▼

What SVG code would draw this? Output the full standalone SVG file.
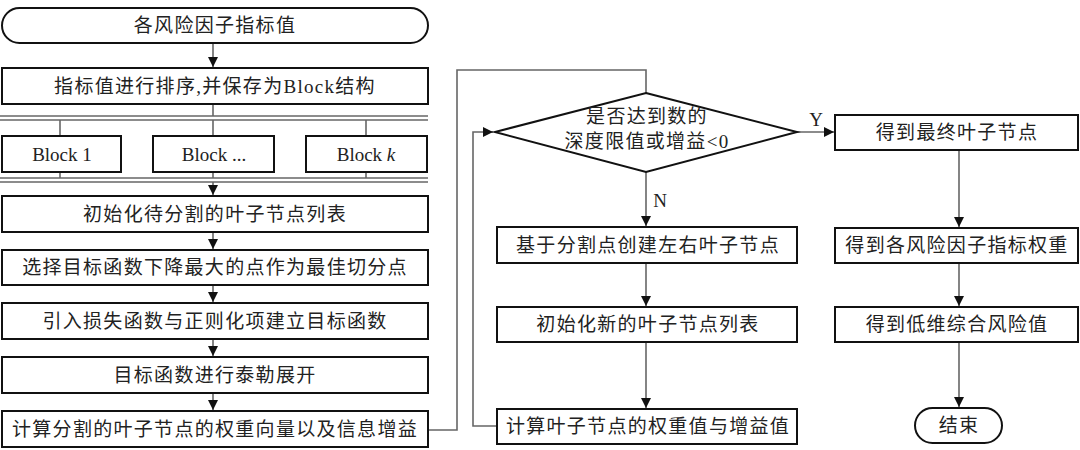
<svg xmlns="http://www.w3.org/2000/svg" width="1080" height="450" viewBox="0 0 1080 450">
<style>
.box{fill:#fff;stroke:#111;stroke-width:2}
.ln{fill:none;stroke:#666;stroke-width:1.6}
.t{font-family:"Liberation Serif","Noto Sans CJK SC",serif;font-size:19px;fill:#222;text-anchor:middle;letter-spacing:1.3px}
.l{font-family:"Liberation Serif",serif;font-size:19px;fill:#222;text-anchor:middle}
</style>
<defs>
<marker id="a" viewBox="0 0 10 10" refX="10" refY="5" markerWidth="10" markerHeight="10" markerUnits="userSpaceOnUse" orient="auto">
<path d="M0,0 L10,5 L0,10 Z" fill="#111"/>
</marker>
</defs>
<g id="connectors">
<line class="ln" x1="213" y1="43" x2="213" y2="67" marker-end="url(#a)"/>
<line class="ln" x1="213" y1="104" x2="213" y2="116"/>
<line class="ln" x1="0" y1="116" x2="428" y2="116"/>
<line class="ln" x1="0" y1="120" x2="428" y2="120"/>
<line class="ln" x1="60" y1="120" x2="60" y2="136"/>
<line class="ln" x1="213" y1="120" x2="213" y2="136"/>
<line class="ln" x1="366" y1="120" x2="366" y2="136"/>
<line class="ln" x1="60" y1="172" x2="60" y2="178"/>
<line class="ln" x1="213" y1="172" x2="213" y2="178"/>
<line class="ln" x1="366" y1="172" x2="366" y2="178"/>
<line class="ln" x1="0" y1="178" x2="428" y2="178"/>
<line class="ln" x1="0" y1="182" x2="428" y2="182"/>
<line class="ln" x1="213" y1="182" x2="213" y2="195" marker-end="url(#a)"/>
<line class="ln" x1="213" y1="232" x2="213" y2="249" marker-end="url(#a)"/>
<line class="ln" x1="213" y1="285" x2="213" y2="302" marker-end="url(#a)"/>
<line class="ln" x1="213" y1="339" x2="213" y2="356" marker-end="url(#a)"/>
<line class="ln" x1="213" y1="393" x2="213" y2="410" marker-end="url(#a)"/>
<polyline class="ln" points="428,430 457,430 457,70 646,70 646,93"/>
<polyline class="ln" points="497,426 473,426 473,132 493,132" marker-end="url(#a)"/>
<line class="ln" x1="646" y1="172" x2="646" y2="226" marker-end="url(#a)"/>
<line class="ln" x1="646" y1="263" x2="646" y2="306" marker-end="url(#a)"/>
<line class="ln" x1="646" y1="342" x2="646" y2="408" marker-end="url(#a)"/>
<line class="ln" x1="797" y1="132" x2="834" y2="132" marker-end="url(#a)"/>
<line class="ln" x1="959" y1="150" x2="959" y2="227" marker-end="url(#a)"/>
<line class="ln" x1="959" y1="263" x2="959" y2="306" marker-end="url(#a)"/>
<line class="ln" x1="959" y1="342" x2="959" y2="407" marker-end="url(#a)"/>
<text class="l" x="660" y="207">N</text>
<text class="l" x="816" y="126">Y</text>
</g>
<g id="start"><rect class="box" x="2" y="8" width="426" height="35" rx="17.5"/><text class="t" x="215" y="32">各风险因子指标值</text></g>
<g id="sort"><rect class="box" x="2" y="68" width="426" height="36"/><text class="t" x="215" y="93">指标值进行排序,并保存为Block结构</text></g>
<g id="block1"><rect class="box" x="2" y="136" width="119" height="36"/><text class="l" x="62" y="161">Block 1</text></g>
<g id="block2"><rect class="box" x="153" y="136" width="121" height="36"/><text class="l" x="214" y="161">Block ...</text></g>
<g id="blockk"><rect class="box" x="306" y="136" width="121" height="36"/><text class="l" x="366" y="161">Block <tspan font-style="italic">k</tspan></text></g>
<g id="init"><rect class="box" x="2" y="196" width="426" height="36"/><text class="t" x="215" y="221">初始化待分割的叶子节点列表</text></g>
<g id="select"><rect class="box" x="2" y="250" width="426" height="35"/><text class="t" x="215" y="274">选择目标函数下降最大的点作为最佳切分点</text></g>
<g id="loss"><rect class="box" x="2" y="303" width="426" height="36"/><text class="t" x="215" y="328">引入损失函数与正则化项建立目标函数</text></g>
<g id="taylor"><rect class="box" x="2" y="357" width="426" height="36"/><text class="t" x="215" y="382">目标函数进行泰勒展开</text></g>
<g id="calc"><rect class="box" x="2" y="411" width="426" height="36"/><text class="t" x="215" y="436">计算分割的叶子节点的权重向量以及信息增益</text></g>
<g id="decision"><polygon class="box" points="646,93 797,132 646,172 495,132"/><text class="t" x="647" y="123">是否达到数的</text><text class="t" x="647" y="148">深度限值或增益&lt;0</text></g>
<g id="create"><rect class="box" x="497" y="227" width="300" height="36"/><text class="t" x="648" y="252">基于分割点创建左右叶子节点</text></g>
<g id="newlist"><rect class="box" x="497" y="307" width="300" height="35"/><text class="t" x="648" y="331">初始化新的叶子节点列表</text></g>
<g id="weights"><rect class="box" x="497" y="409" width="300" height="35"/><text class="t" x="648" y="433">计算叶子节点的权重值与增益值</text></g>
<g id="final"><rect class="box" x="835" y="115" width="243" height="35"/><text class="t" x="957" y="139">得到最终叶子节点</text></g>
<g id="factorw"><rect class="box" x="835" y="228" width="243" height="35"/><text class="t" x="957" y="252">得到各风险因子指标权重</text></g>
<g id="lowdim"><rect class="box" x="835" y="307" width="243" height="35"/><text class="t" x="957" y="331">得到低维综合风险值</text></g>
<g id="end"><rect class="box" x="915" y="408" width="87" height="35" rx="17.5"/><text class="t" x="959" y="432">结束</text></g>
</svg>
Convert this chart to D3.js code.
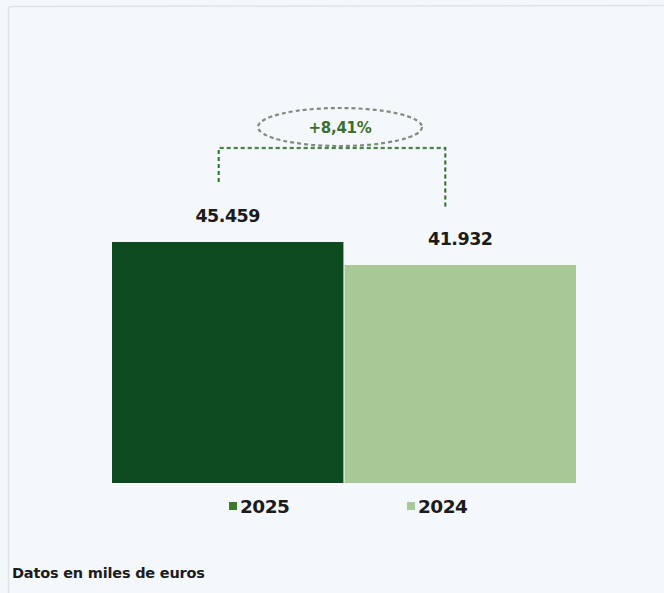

▲

### Aim
Select all lines in the listing above where the word "code" appears, and show them.

### Answer
What SVG code would draw this? Output the full standalone SVG file.
Convert this chart to D3.js code.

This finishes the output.